SOURCE MATERIAL:
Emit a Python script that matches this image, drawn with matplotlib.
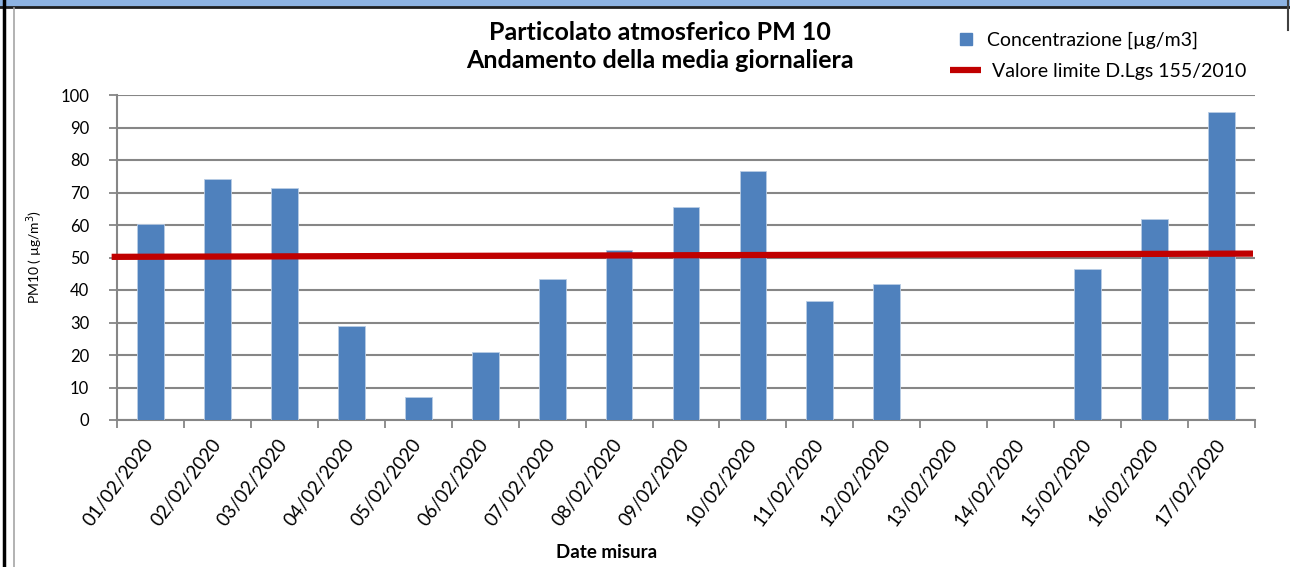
import matplotlib.pyplot as plt
import numpy as np
from matplotlib.patches import Rectangle
from matplotlib.lines import Line2D

plt.rcParams['font.family'] = ['Lato', 'DejaVu Sans']

# dati
date = ['01/02/2020', '02/02/2020', '03/02/2020', '04/02/2020', '05/02/2020',
        '06/02/2020', '07/02/2020', '08/02/2020', '09/02/2020', '10/02/2020',
        '11/02/2020', '12/02/2020', '13/02/2020', '14/02/2020', '15/02/2020',
        '16/02/2020', '17/02/2020']
pm10 = [60.3, 74.3, 71.5, 28.8, 7.2, 21.0, 43.4, 52.3, 65.4, 76.6,
        36.5, 41.8, 0, 0, 46.5, 61.9, 94.9]
limite = [50.2, 51.2]  # valore limite (inizio, fine linea)

blu = '#4F81BD'
rosso = '#C00000'
grigio = '#868686'

fig = plt.figure(figsize=(12.9, 5.67), dpi=100, facecolor='white')
ax = fig.add_axes([117 / 1290, 1 - 420 / 567, (1255 - 117) / 1290, (420 - 95) / 567])

x = np.arange(len(date))
ax.bar(x, pm10, width=0.4, color=blu, edgecolor='#B9CDE5', linewidth=0.6, zorder=3)
ax.plot([-0.58, len(date) - 0.53], limite, color=rosso, lw=4.5, solid_capstyle='butt',
        zorder=4, clip_on=False)

ax.set_xlim(-0.5, len(date) - 0.5)
ax.set_ylim(0, 100)
ax.set_yticks(np.arange(0, 101, 10))
ax.yaxis.grid(True, color=grigio, lw=1.5, zorder=0)
ax.set_axisbelow(True)

ax.set_xticks(x)
ax.set_xticklabels(date, rotation=53, ha='right', va='center', rotation_mode='anchor', fontsize=13.5)
ax.tick_params(axis='x', which='major', length=0, pad=15)
ax.set_xticks(np.arange(-0.5, len(date)), minor=True)
ax.tick_params(axis='x', which='minor', length=6, width=1.3, color=grigio, direction='out')
ax.tick_params(axis='y', length=6, width=1.3, color=grigio, labelsize=12, pad=14)

for s in ['top', 'right']:
    ax.spines[s].set_visible(False)
for s in ['left', 'bottom']:
    ax.spines[s].set_color(grigio)
    ax.spines[s].set_linewidth(1.5)

ax.set_ylabel('PM10 ( µg/m$^3$)', fontsize=10, labelpad=11)
fig.text(607 / 1290, 1 - 552 / 567, 'Date misura', ha='center', va='center',
         fontsize=13.5, fontweight='bold')

fig.text(660 / 1290, 1 - 32 / 567, 'Particolato atmosferico PM 10', ha='center', va='center',
         fontsize=18, fontweight='bold')
fig.text(660 / 1290, 1 - 61 / 567, 'Andamento della media giornaliera', ha='center', va='center',
         fontsize=18, fontweight='bold')

# legenda
h_bar = Line2D([], [], ls='none', marker='s', markersize=8.5, color=blu)
h_lim = Line2D([], [], color=rosso, lw=4.5, solid_capstyle='butt')
fig.legend([h_bar, h_lim], ['Concentrazione [µg/m3]', ' Valore limite D.Lgs 155/2010'],
           loc='upper left', bbox_to_anchor=(0.723, 0.975), frameon=False,
           fontsize=14, handlelength=1.6, labelspacing=0.7, handletextpad=0.3)

# cornice e banda superiore
fig.add_artist(Rectangle((0, 1 - 6 / 567), 1, 6 / 567, transform=fig.transFigure,
                         color='#8DB3E2', zorder=0))
fig.add_artist(Line2D([0, 1], [1 - 7 / 567] * 2, transform=fig.transFigure, color='#1F1F1F', lw=2))
fig.add_artist(Line2D([4 / 1290] * 2, [0, 1], transform=fig.transFigure, color='black', lw=2.5))
fig.add_artist(Line2D([14 / 1290] * 2, [0, 1 - 8 / 567], transform=fig.transFigure, color='#A6A6A6', lw=1.2))
fig.add_artist(Line2D([1288 / 1290] * 2, [1 - 30 / 567, 1], transform=fig.transFigure, color='#404040', lw=1.5))

fig.savefig('out.png', dpi=100)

WHAT TO WORK ON:
Make an exact reproduction of the listing above, without any pictures.

FULL RESPONSE:
Emit a Python script that matches this image, drawn with matplotlib.
import matplotlib.pyplot as plt
import numpy as np
from matplotlib.patches import Rectangle
from matplotlib.lines import Line2D

plt.rcParams['font.family'] = ['Lato', 'DejaVu Sans']

# dati
date = ['01/02/2020', '02/02/2020', '03/02/2020', '04/02/2020', '05/02/2020',
        '06/02/2020', '07/02/2020', '08/02/2020', '09/02/2020', '10/02/2020',
        '11/02/2020', '12/02/2020', '13/02/2020', '14/02/2020', '15/02/2020',
        '16/02/2020', '17/02/2020']
pm10 = [60.3, 74.3, 71.5, 28.8, 7.2, 21.0, 43.4, 52.3, 65.4, 76.6,
        36.5, 41.8, 0, 0, 46.5, 61.9, 94.9]
limite = [50.2, 51.2]  # valore limite (inizio, fine linea)

blu = '#4F81BD'
rosso = '#C00000'
grigio = '#868686'

fig = plt.figure(figsize=(12.9, 5.67), dpi=100, facecolor='white')
ax = fig.add_axes([117 / 1290, 1 - 420 / 567, (1255 - 117) / 1290, (420 - 95) / 567])

x = np.arange(len(date))
ax.bar(x, pm10, width=0.4, color=blu, edgecolor='#B9CDE5', linewidth=0.6, zorder=3)
ax.plot([-0.58, len(date) - 0.53], limite, color=rosso, lw=4.5, solid_capstyle='butt',
        zorder=4, clip_on=False)

ax.set_xlim(-0.5, len(date) - 0.5)
ax.set_ylim(0, 100)
ax.set_yticks(np.arange(0, 101, 10))
ax.yaxis.grid(True, color=grigio, lw=1.5, zorder=0)
ax.set_axisbelow(True)

ax.set_xticks(x)
ax.set_xticklabels(date, rotation=53, ha='right', va='center', rotation_mode='anchor', fontsize=13.5)
ax.tick_params(axis='x', which='major', length=0, pad=15)
ax.set_xticks(np.arange(-0.5, len(date)), minor=True)
ax.tick_params(axis='x', which='minor', length=6, width=1.3, color=grigio, direction='out')
ax.tick_params(axis='y', length=6, width=1.3, color=grigio, labelsize=12, pad=14)

for s in ['top', 'right']:
    ax.spines[s].set_visible(False)
for s in ['left', 'bottom']:
    ax.spines[s].set_color(grigio)
    ax.spines[s].set_linewidth(1.5)

ax.set_ylabel('PM10 ( µg/m$^3$)', fontsize=10, labelpad=11)
fig.text(607 / 1290, 1 - 552 / 567, 'Date misura', ha='center', va='center',
         fontsize=13.5, fontweight='bold')

fig.text(660 / 1290, 1 - 32 / 567, 'Particolato atmosferico PM 10', ha='center', va='center',
         fontsize=18, fontweight='bold')
fig.text(660 / 1290, 1 - 61 / 567, 'Andamento della media giornaliera', ha='center', va='center',
         fontsize=18, fontweight='bold')

# legenda
h_bar = Line2D([], [], ls='none', marker='s', markersize=8.5, color=blu)
h_lim = Line2D([], [], color=rosso, lw=4.5, solid_capstyle='butt')
fig.legend([h_bar, h_lim], ['Concentrazione [µg/m3]', ' Valore limite D.Lgs 155/2010'],
           loc='upper left', bbox_to_anchor=(0.723, 0.975), frameon=False,
           fontsize=14, handlelength=1.6, labelspacing=0.7, handletextpad=0.3)

# cornice e banda superiore
fig.add_artist(Rectangle((0, 1 - 6 / 567), 1, 6 / 567, transform=fig.transFigure,
                         color='#8DB3E2', zorder=0))
fig.add_artist(Line2D([0, 1], [1 - 7 / 567] * 2, transform=fig.transFigure, color='#1F1F1F', lw=2))
fig.add_artist(Line2D([4 / 1290] * 2, [0, 1], transform=fig.transFigure, color='black', lw=2.5))
fig.add_artist(Line2D([14 / 1290] * 2, [0, 1 - 8 / 567], transform=fig.transFigure, color='#A6A6A6', lw=1.2))
fig.add_artist(Line2D([1288 / 1290] * 2, [1 - 30 / 567, 1], transform=fig.transFigure, color='#404040', lw=1.5))

fig.savefig('out.png', dpi=100)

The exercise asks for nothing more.